Third, the conference must signal to both warring parties that the international community’s patience has limits. Both the SAF and the RSF must be made to understand that continued obstruction of humanitarian access, deliberate targeting of civilians and blocking of political processes will carry consequences — including further sanctions, arms embargoes, and international legal exposure. The new atrocity prevention coalition announced at the Human Rights Council in February 2026 must be given teeth at Berlin.

Fourth, and perhaps most importantly for long-term prospects, the conference must take the civilian track seriously — not as a procedural checkbox but as the foundation for the only kind of peace that can endure. As the SWP argued, a power-sharing deal between armed factions — even if achieved — would produce at best a fragile transitional government prone to renewed violence, as South Sudan’s experience grimly illustrates. Sudan’s future requires a civilian-led political order, and the international community must begin building the conditions for that order even while the war continues.

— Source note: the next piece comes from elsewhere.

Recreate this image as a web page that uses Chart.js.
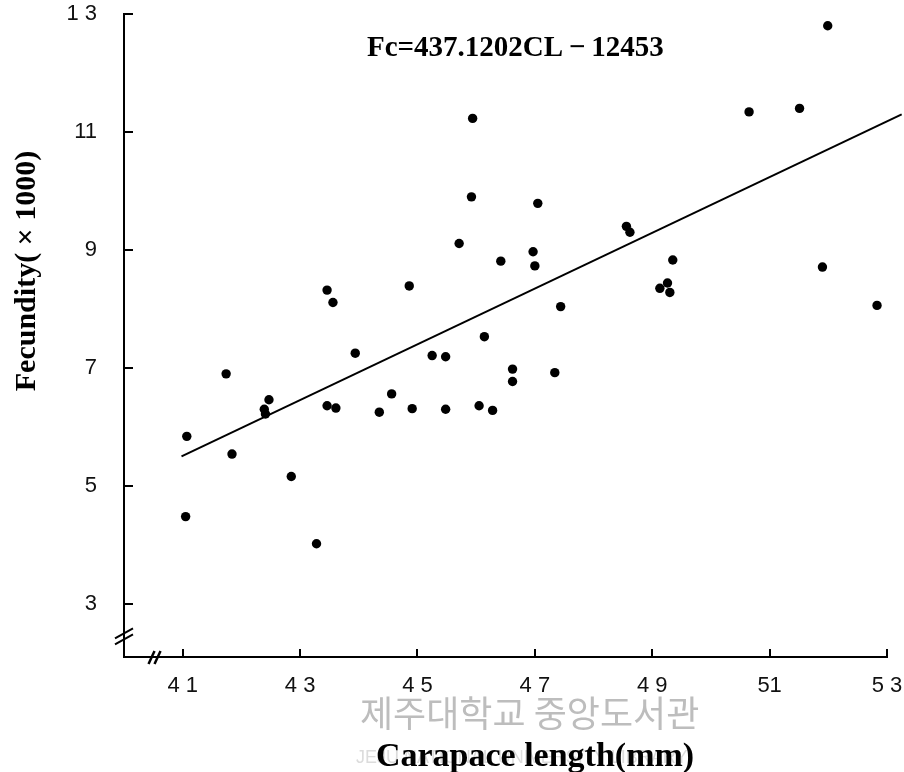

SIGNIFICANCE FOR THE AFRICAN DIASPORA

For the Sudanese diaspora in Germany and across Europe, the Berlin conference is not a distant diplomatic event. Sudanese everywhere have lived with the pain of the war since April 2023 and have been fundraising for Emergency Response Rooms in their home regions, and participating in advocacy events.

The People’s Conference, which takes place in Berlin on 11 April – four days ahead of the international conference, aims to ‘centre Sudanese voices’ and draw attention to perspectives that risk being marginalised in the formal diplomatic process — including those of women and girls, ethnic minorities in Darfur and Kordofan, and civilians living under RSF control who face a different set of risks and needs from those in government-held territory.

READ ALSO Berlin Hosts International Conference on Sudan War

For the broader African diaspora in Europe, the Berlin conference also matters as a test of Germany’s foreign policy commitments on the African continent. Germany has articulated a post-colonial partnership agenda with Africa; co-hosting a major Sudan conference with the African Union is one practical expression of that ambition. The question is whether the partnership extends to genuinely equal decision-making, or whether African voices — AU and civil society alike — are consulted but ultimately overruled.

The Berlin conference takes place at a moment when international aid budgets are under pressure, public attention is divided across multiple crises, and the US — historically a major humanitarian donor and diplomatic actor in Sudan — has dramatically reduced its engagement. Europe, and Germany in particular, faces a choice: step up, or watch the world’s largest humanitarian crisis deepen further. Berlin 2026 is an opportunity. Whether it is seized will be visible in the months that follow.